“We should start a fire.”
Shivering under a misty downpour outside a supposedly abandoned castle, a group of adventurers discuss their next steps in the gloaming.
“I’m cold, and all I want to do is sit down next to a warm fire.” says Lumpf, starting to gather up sticks, while the others aren’t so sure.
It’s the annual D&D night at the New School Game Club, and my character is Lumpf Tannerson, a well-meaning son of a leather curer, but unfortunately not quite as sharp as his sword. I’m also easily the most experienced role-player in my group, with the combined total hours of role-playing for the rest of the group being 0. The four other graduate students have been following my lead on and off throughout the night, mostly because I know the difference between a 12 and a 20-sided die. Other than that, they’ve been keeping up with the complicated rules and generally having a good time. What they aren’t prepared for is my 6 intelligence.
Before coming to college, I was a devout min-maxer. I massaged stats, skills, and feats to max my to-hit, my persuasion skill, and my acrobatics roll, depending on which was necessary at the time. I mostly used the story of my character as an excuse for the drastically high and low numbers I created. What I didn’t realize before the D&D night at Parsons, was that the numbers I had so carefully crafted were actually leading to a full-fledged personality. Any of my ambitions for a character concept usually fell through in the heat of the roll. Actual role-playing, the part where you aren’t trying to hit a goblin with a crossbow, usually came second.
For the D&D night, we had all generated our stats in the old-school D&D manner, (3d6 you have to keep all the rolls, no re-rolls) and this simplicity made the actual personality of the characters we created come out a bit more. The first brush with the concept came mired in the complexities of what it meant to have a 12 vs. a 9 strength, when the DM asked us, “Who is your character?”
There was a pause, and quizzical looks.
“Who is your character? What do they look like?” It took a second. These were all experienced board game players, used to the inevitable rules explanation sessions that sometimes lurched into math-induced whirlpools of frustration before finally “getting it” during the gameplay. The idea that they had to remember complicated rules in addition to creating a believable character seemed almost too daunting at first, but then they came through beautifully.

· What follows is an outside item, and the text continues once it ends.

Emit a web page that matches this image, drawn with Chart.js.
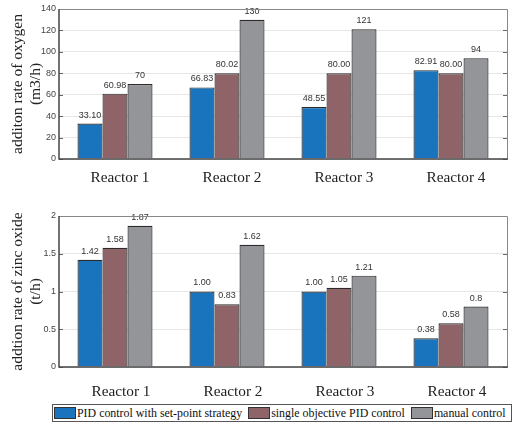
<!DOCTYPE html>
<html>
<head>
<meta charset="utf-8">
<script src="https://cdn.jsdelivr.net/npm/chart.js@4/dist/chart.umd.min.js"></script>
<style>
  html, body { margin: 0; padding: 0; background: #fff; }
  #wrap { position: relative; width: 512px; height: 426px; overflow: hidden; }
  .box { position: absolute; left: 0; width: 512px; height: 200px; }
  #legend {
    position: absolute; left: 52px; top: 404px; width: 460px; height: 18px;
    border: 1px solid #555; box-sizing: border-box;
    display: flex; align-items: center;
    font-family: "Liberation Serif", "Times New Roman", serif; font-size: 11.9px; color: #111;
    white-space: nowrap;
  }
  #legend .sw { display: inline-block; width: 20px; height: 10px; border: 1px solid #333; margin: 0 1px 0 0; }
  #legend .item { display: flex; align-items: center; margin-right: 6px; }
  #legend .item:first-child .sw { margin-left: 1px; }
</style>
</head>
<body>
<div id="wrap">
  <div class="box" style="top:0"><canvas id="oxy" width="512" height="200"></canvas></div>
  <div class="box" style="top:200px"><canvas id="zinc" width="512" height="200"></canvas></div>
  <div id="legend"></div>
</div>
<script>
// Categories and series
const reactors = ['Reactor 1', 'Reactor 2', 'Reactor 3', 'Reactor 4'];
const seriesNames = ['PID control with set-point strategy', 'single objective PID control', 'manual control'];
const seriesColors = ['#1a74bd', '#8e6468', '#949599'];

// Oxygen addition rate (m3/h), as printed above each bar
const oxyPid    = ['33.10', '66.83', '48.55', '82.91'];
const oxySingle = ['60.98', '80.02', '80.00', '80.00'];
const oxyManual = ['70', '130', '121', '94'];
const oxyTicks  = [0, 20, 40, 60, 80, 100, 120, 140];

// Zinc oxide addition rate (t/h)
const znPid    = ['1.42', '1.00', '1.00', '0.38'];
const znSingle = ['1.58', '0.83', '1.05', '0.58'];
const znManual = ['1.87', '1.62', '1.21', '0.8'];
const znTicks  = [0, 0.5, 1, 1.5, 2];

const serif = '"Liberation Serif", "Times New Roman", serif';
const sans = '"Liberation Sans", Arial, sans-serif';

// Value labels above bars, frame and mirrored tick marks
const decor = {
  id: 'decor',
  afterDatasetsDraw(chart) {
    const ctx = chart.ctx;
    ctx.save();
    ctx.font = '9px ' + sans;
    ctx.fillStyle = '#333';
    ctx.textAlign = 'center';
    ctx.textBaseline = 'bottom';
    chart.data.datasets.forEach((ds, i) => {
      chart.getDatasetMeta(i).data.forEach((bar, j) => {
        ctx.fillText(ds.labelsText[j], bar.x, bar.y - 4);
      });
    });
    const a = chart.chartArea;
    const y = chart.scales.y;
    ctx.strokeStyle = '#666';
    ctx.lineWidth = 1;
    y.ticks.forEach(t => {
      const py = Math.round(y.getPixelForValue(t.value)) + 0.5;
      ctx.beginPath();
      ctx.moveTo(a.left, py); ctx.lineTo(a.left + 4, py);
      ctx.moveTo(a.right, py); ctx.lineTo(a.right - 4, py);
      ctx.stroke();
    });
    ctx.strokeStyle = '#888';
    ctx.beginPath();
    ctx.moveTo(a.left, a.top + 0.5); ctx.lineTo(a.right + 0.5, a.top + 0.5); ctx.lineTo(a.right + 0.5, a.bottom);
    ctx.stroke();
    ctx.strokeStyle = '#444';
    ctx.lineWidth = 1.5;
    ctx.beginPath();
    ctx.moveTo(a.left, a.top); ctx.lineTo(a.left, a.bottom); ctx.lineTo(a.right + 1, a.bottom);
    ctx.stroke();
    ctx.restore();
  }
};

function makeChart(id, series, ticks, max, title, topPad, xHeight, xPad, xShift) {
  const datasets = series.map((vals, i) => ({
    label: seriesNames[i],
    data: vals.map(Number),
    labelsText: vals,
    backgroundColor: seriesColors[i],
    borderColor: '#2b2b2b',
    borderWidth: 1.2,
    categoryPercentage: 0.67,
    barPercentage: 1.0
  }));
  return new Chart(document.getElementById(id), {
    type: 'bar',
    data: { labels: reactors, datasets },
    plugins: [decor],
    options: {
      responsive: false,
      animation: false,
      layout: { padding: { top: topPad, right: 5, bottom: 0, left: 0 } },
      plugins: { legend: { display: false }, tooltip: { enabled: false } },
      scales: {
        x: {
          grid: { display: false, drawTicks: false },
          border: { display: false },
          ticks: { font: { family: serif, size: 15.3 }, color: '#222', padding: xPad, labelOffset: xShift },
          afterFit(s) { s.height = xHeight; }
        },
        y: {
          min: 0, max: max,
          afterBuildTicks(s) { s.ticks = ticks.map(v => ({ value: v })); },
          grid: { color: '#e6e6e6', drawTicks: false },
          border: { display: false },
          ticks: { font: { family: sans, size: 9 }, color: '#444', padding: 3, callback: v => String(v) },
          title: {
            display: true, text: title,
            font: { family: serif, size: 15.5, lineHeight: 1.15 }, color: '#222',
            padding: { top: 9, bottom: 0 }
          },
          afterFit(s) { s.width = 59; }
        }
      }
    }
  });
}

makeChart('oxy', [oxyPid, oxySingle, oxyManual], oxyTicks, 140,
  ['additon rate of oxygen', '(m3/h)'], 9, 41, 10, 5);
makeChart('zinc', [znPid, znSingle, znManual], znTicks, 2,
  ['addtion rate of zinc oxide', '(t/h)'], 16, 33, 16, 6);

// Legend row
const leg = document.getElementById('legend');
seriesNames.forEach((name, i) => {
  const it = document.createElement('span');
  it.className = 'item';
  const sw = document.createElement('span');
  sw.className = 'sw';
  sw.style.background = seriesColors[i];
  it.appendChild(sw);
  it.appendChild(document.createTextNode(name));
  leg.appendChild(it);
});
</script>
</body>
</html>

“Illuminiese’s father was a wizard, but she was a bit too clumsy to be trained in his eyes so she took what little magic knowledge she had and set out on my own,” Ashley stated, while glancing at her character sheet. Each other person in our group also created an elaborate backstory for our characters, and started on our merry way. All this from a set of numbers rolled randomly. These were all new players to the game, but could still create a personality based simply on six randomly-generated numbers.
What I hadn’t realized before is that the numbers in Dungeons and Dragons, instead of being the end goal of the game, are there to really connect the player to the narrative arc created by the DM. They are as integral for the generation of the cathartic connection players have to their characters as the table was integral for the holding of our dice and soda. Sure, we all could have made up a character’s story by ourselves, but without the D&D system behind it, we would have been hard-pressed to create a fully fledged personality. It takes both the hard numbers behind the characters, and the ability to play with, or in this case as, those numbers for a meaningful narrative experience.
Back outside the castle, I was playing my character. I was doing something I know would have a bad outcome for the group as a whole, but felt it was what my character would do in that situation. This situation wouldn’t have happened without the input of the number 6 in the intelligence slot, nor my own interpretation of what that meant. Thankfully for the party, the others realized what was happening and stopped me in time. My role-played blundering created a moment in the story that allowed the group to connect to their roles as different from their out-of game personalities.
This is the power that games hold. They can take a set of numbers and allow you to play as them, create a character with as little input as 12, 14, 14, 6, 11, 11 which were my stats for the night. Who would have thought hitting imaginary goblins with imaginary swords could lead to something so profound?